Katie Nutter, a sociology graduate student specializing in bisexual research, has a hard time defining bisexuality. For her, it’s more than a sexual preference.

“It’s an ability to break outside gender roles, but it’s also this ability to ‘pass’ as either that can upset some LGBT members as well.” Katie’s research is more about how bisexuality is accepted in the workplace, how switching from a photo of your boyfriend on your desk to a photo of your girlfriend can change attitudes. She cares about the process that arises from the simplest of transactions, and in so, how acceptance can arise.

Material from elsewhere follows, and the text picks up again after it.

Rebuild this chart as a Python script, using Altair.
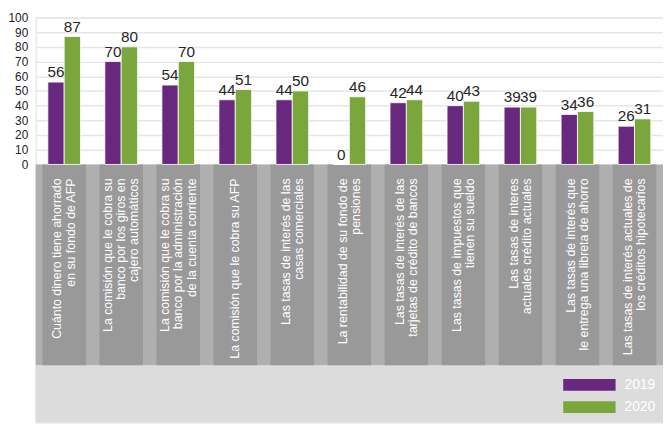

Bisexuality is a sea change; it says everything you thought you knew is only the beginning, but it’s that constant unknowing that makes it hard to accept for many.  Bisexuals are a people who live their lives outside the demands of others, who think independently, who refuse to having things nailed into place.  Uncomfortable with certain aspects of both communities and sexualities they merely define what it means to be themselves, and move forward. “Maybe it’s not about nailing things down,” Nutter adds. “Maybe it’s about the process.”

Common stereotypes are that bisexuals are confused, in a phase that will pass after college or attention whores. That’s only for girls. Men, on the other hand, are impossible to be bisexual. One homosexual experience is enough to have you labeled as gay for the rest of your life, and any reference to bisexuality has you labeled as confused. In fact, at the last Pride Student Union meeting, out of a congregation of about one hundred people only three were willing to speak to me about their bisexual identity. All were women.

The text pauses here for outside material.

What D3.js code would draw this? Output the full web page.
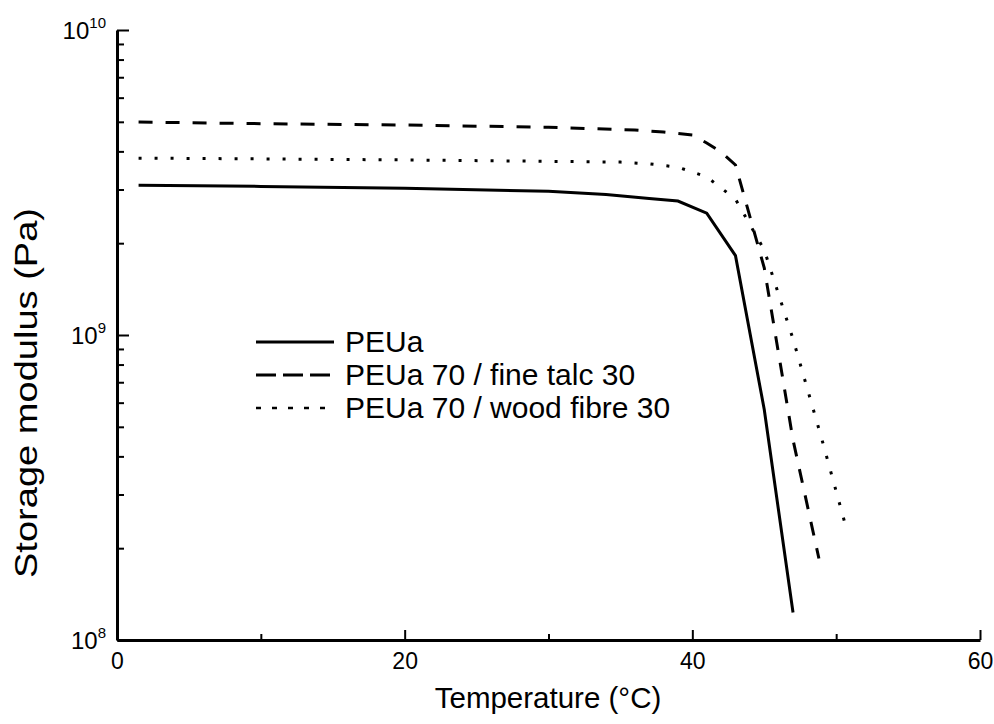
<!DOCTYPE html>
<html>
<head>
<meta charset="utf-8">
<script src="https://cdn.jsdelivr.net/npm/d3@7"></script>
<style>
  body { margin: 0; background: #fff; }
  svg { font-family: "Liberation Sans", Arial, Helvetica, sans-serif; }
</style>
</head>
<body>
<script>
'use strict';

// temperatures (°C) and storage modulus (Pa)
let peuaT = [1.5, 10, 20, 30, 34, 37, 39, 41, 43, 45, 47];
let peuaG = [3.10e9, 3.07e9, 3.03e9, 2.96e9, 2.89e9, 2.80e9, 2.75e9, 2.51e9, 1.82e9, 5.7e8, 1.23e8];

let talcT = [1.5, 10, 20, 30, 36, 38, 40, 41, 42, 43, 45, 47, 48.8];
let talcG = [4.99e9, 4.93e9, 4.88e9, 4.80e9, 4.70e9, 4.63e9, 4.53e9, 4.26e9, 3.98e9, 3.61e9, 1.66e9, 4.53e8, 1.85e8];

let woodT = [1.5, 10, 20, 30, 35, 37, 39, 41, 43, 45, 47, 49, 50.8];
let woodG = [3.80e9, 3.78e9, 3.75e9, 3.71e9, 3.69e9, 3.64e9, 3.55e9, 3.30e9, 2.79e9, 1.90e9, 9.7e8, 4.56e8, 2.24e8];

let seriesNames = ['PEUa', 'PEUa 70 / fine talc 30', 'PEUa 70 / wood fibre 30'];
let xTicks = [0, 10, 20, 30, 40, 50, 60];
let xLabels = [0, 20, 40, 60];
let yDecades = [8, 9, 10];

let width = 994;
let height = 724;

let x = d3.scaleLinear().domain([0, 60]).range([117, 980]);
let y = d3.scaleLog().domain([1e8, 1e10]).range([640, 30]);

let svg = d3.select('body').append('svg')
  .attr('width', width)
  .attr('height', height);

let zip = (ts, gs) => ts.map((t, i) => ({t: t, g: gs[i]}));

let series = [
  {name: seriesNames[0], data: zip(peuaT, peuaG), dash: null, legDash: null},
  {name: seriesNames[1], data: zip(talcT, talcG), dash: '14,13', legDash: '20,7'},
  {name: seriesNames[2], data: zip(woodT, woodG), dash: '3,13', legDash: '5,11'}
];

let line = d3.line()
  .x(function(d) { return x(d.t); })
  .y(function(d) { return y(d.g); });

svg.append('g')
    .attr('class', 'curves')
  .selectAll('path')
  .data(series)
  .enter().append('path')
    .attr('d', function(d) { return line(d.data); })
    .attr('fill', 'none')
    .attr('stroke', '#000')
    .attr('stroke-width', 3)
    .attr('stroke-dasharray', function(d) { return d.dash; });

// x axis: ticks point inward
let xAxis = svg.append('g')
  .attr('transform', 'translate(0,640)')
  .call(d3.axisBottom(x)
    .tickValues(xTicks)
    .tickSizeInner(-6)
    .tickSizeOuter(0)
    .tickPadding(13)
    .tickFormat(function(d) { return xLabels.indexOf(d) >= 0 ? d : ''; }));

xAxis.selectAll('.tick line')
  .attr('y2', function(d) { return xLabels.indexOf(d) >= 0 ? -10 : -6; })
  .attr('stroke-width', 2);
xAxis.select('.domain').attr('stroke-width', 3);
xAxis.selectAll('text')
  .attr('font-size', 23)
  .attr('font-family', null)
  .attr('fill', '#000');

// y axis with minor ticks
let yTickVals = [];
for (let e = 8; e < 10; e++) {
  for (let m = 1; m < 10; m++) yTickVals.push(m * Math.pow(10, e));
}
yTickVals.push(1e10);

let yAxis = svg.append('g')
  .attr('transform', 'translate(117,0)')
  .call(d3.axisLeft(y)
    .tickValues(yTickVals)
    .tickSizeInner(-6)
    .tickSizeOuter(0)
    .tickFormat(''));

yAxis.selectAll('.tick line')
  .attr('x2', function(d) {
    let l = Math.log10(d);
    return Math.abs(l - Math.round(l)) < 1e-9 ? 12 : 7;
  })
  .attr('stroke-width', 2);
yAxis.select('.domain').attr('stroke-width', 3);

let yLab = svg.append('g')
  .selectAll('text')
  .data(yDecades)
  .enter().append('text')
    .attr('x', 106)
    .attr('y', function(d) { return y(Math.pow(10, d)) + 9; })
    .attr('text-anchor', 'end')
    .style('font-size', '24px');
yLab.append('tspan').text('10');
yLab.append('tspan')
  .style('font-size', '15px')
  .attr('dy', -11)
  .text(function(d) { return d; });

// axis titles
svg.append('text')
  .attr('x', 548)
  .attr('y', 708)
  .attr('text-anchor', 'middle')
  .style('font-size', '29.5px')
  .text('Temperature (°C)');

svg.append('text')
  .attr('transform', 'translate(37,393) rotate(-90)')
  .attr('text-anchor', 'middle')
  .attr('textLength', 370)
  .attr('lengthAdjust', 'spacingAndGlyphs')
  .style('font-size', '31px')
  .text('Storage modulus (Pa)');

// legend
let legend = svg.append('g')
    .attr('class', 'legend')
  .selectAll('g')
  .data(series)
  .enter().append('g')
    .attr('transform', function(d, i) { return 'translate(0,' + [342, 375, 408][i] + ')'; });

legend.append('line')
  .attr('x1', 256)
  .attr('x2', 334)
  .attr('stroke', '#000')
  .attr('stroke-width', function(d, i) { return i === 2 ? 2.5 : 3; })
  .attr('stroke-dasharray', function(d) { return d.legDash; });

legend.append('text')
  .attr('x', 345)
  .attr('y', 10)
  .style('font-size', '30px')
  .text(function(d) { return d.name; });
</script>
</body>
</html>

“Straight people kind of have a worse stereotype, but they are more accepting,” says Jessica Moody, a political science senior. It’s this discrimination from both communities that makes it hard for some to actually identify as bisexual. “Most women probably wouldn’t even date a bi man,” she continues. “They probably would just think he’s gay.”

Moody has had her share of discrimination from both communities. Originally coming out as a lesbian, she now identifies as a bisexual after realizing she still has feelings for men. While her straight counterparts were fine with her decision, she says some lesbians were “so feminist they couldn’t be with any girl who had been with a man.”

When asked how they were going to celebrate Bisexuality Day, the bisexuals I interviewed had an interesting response. I half expected a typical collegiate answer along the lines of get drunk and party. “Live,” they all replied.